Italianate gardens are not really my cup of tea – in my mind, it’s all stuffy formality. But a woolly event at Ickworth House in Suffolk drew me to one such garden and whilst there, I decided to have a gander around the grounds. There was a Victorian-style stumpery which I liked immensely, and I must’ve spent more time wandering around there than the rest of the garden put together!
As I wrote in a previous post (Vintage Rot, 29th July 2014), dead wood is incredibly valuable for biodiversity. In the Victorian period, stumperies proved popular and were inspired by the Romantic Movement’s extolling of the natural, a reaction against classical forms. We find echoes of these “Victorian horticultural oddities” in the modern logpile, created to invite into our gardens those critters we drive away with our tidiness. The stumpery at Ickworth is divided into two parts which, taken as a whole, constitute one of the biggest in the country. There is evidence of a 19th century stumpery at Ickworth, but the Eastern and Western Stumperies visitors experience these days were created in the late 20th and early 21st centuries: the Eastern Stumpery was developed in the 1980s and the Western extension began in 2012.

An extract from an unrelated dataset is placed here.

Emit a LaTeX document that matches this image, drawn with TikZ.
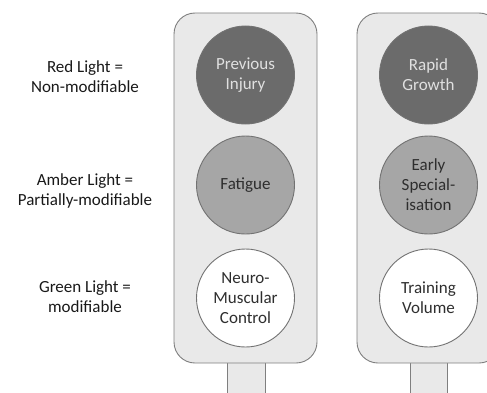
\documentclass[tikz,border=0pt]{standalone}
\usepackage{fontspec}
\setmainfont{Carlito}

\definecolor{housingfill}{HTML}{E9E9E9}
\definecolor{housingline}{HTML}{7F7F7F}
\definecolor{redlamp}{HTML}{6B6B6B}
\definecolor{amberlamp}{HTML}{A6A6A6}
\definecolor{lamptext}{HTML}{2E2E2E}

\tikzset{
  housing/.style={draw=housingline, fill=housingfill, line width=0.9bp, rounded corners=21bp},
  lamp/.style={circle, draw=housingline!90!black, line width=0.9bp, minimum size=98bp, inner sep=0pt,
    align=center, font=\fontsize{17bp}{20bp}\selectfont, text=lamptext},
  key/.style={align=center, font=\fontsize{17bp}{20bp}\selectfont, text=black!90}
}

\begin{document}
\begin{tikzpicture}[x=1bp,y=1bp]
\useasboundingbox (0,0) rectangle (487,392);
\clip (0,0) rectangle (487,392);
% \draw (0,0) grid (487,392);
% poles
\draw[housing, rounded corners=0pt] (227,-5) rectangle (265,30);
\draw[housing, rounded corners=0pt] (410,-5) rectangle (447,30);
% housings
\draw[housing] (174,29) rectangle (317,379);
\draw[housing] (357,29) rectangle (500,379);
% left light
\node[lamp, fill=redlamp, text=black!12] (injury) at (245.5,317) {Previous\\Injury};
\node[lamp, fill=amberlamp] (fatigue) at (245.5,207) {Fatigue};
\node[lamp, fill=white] (control) at (245.5,94) {Neuro-\\Muscular\\Control};
% right light
\node[lamp, fill=redlamp, text=black!12] (growth) at (428.5,317) {Rapid\\Growth};
\node[lamp, fill=amberlamp] (special) at (428.5,207) {Early\\Special-\\isation};
\node[lamp, fill=white] (volume) at (428.5,94) {Training\\Volume};
% key
\node[key] (redkey) at (85,315) {Red Light =\\Non-modifiable};
\node[key] (amberkey) at (85,201) {Amber Light =\\Partially-modifiable};
\node[key] (greenkey) at (85,95) {Green Light =\\modifiable};
\end{tikzpicture}
\end{document}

The focus of the stumpery is, of course, the deadwood: the stubs are chiefly oak, sweet chestnut and yew. But the planting which surrounds these gnarls of lignin and stellate root remains are of intrigue too. The first plant to leap to mind as suitable is the fern, partly for its love of shade but also because it was the subject of a Victorian obsession. There are over 60 types here, including the Tree Fern – I think of these as elevated ferns, a fern on its own pedestal. Thalictrum sits alongside the ferns, its foliage resembling the Maidenhair Fern Adiantum capillus-veneris, though it is actually a member of the Buttercup family.
Variegated Cherry Laurel
Several types of Box were grown, including the polychromatic Buxus sempervirens ‘Silver Beauty’. I hadn’t realised there was such a thing as a variegated Box, nor a bicoloured Cherry Laurel which surprised me as I wandered around the Eastern Stumpery. Variegation is a good thing for shady gardens as they lighten what might otherwise become an oppressive gloom. Asarum europaeum is also valuable as it has lustrous foliage that are good at catching and reflecting what little light there is in the shadows.
In flower were Periwinkle (Vinca minor) and white Dame’s Violet (Hesperis matronalis), in one place trained through a trellis-like tangle of dead branches. Welsh Poppies (Meconopsis cambrica) dotted their way through sunny dapples, and created a colourful contrast to the grey of the basalt columns that were a mini feature – these distinctive hexagonal rocks were from the Giant’s Causeway and given to the estate in the 19th century by a naval officer.
The Western Stumpery indulged the ethereal aspect of Victorian attentions, creating a “mysterical” atmosphere where you might encounter dragons or fairies. A dragon slumbers there, so be careful you don’t step on its tail.. or something. Aw, c’mon, get into the spirit of things!
Look out! This dragon sleeps with one eye open..
The pocked and contorted bark of Quercus ilex, the Holm Oak, lends itself well to the eldritch atmosphere, and if that’s not enough to send you running to the cafe for tea and scone of the month (lemon and stem ginger – yum) then perhaps the rain might. Time to exit the Stumpery, and wish more gardens had one.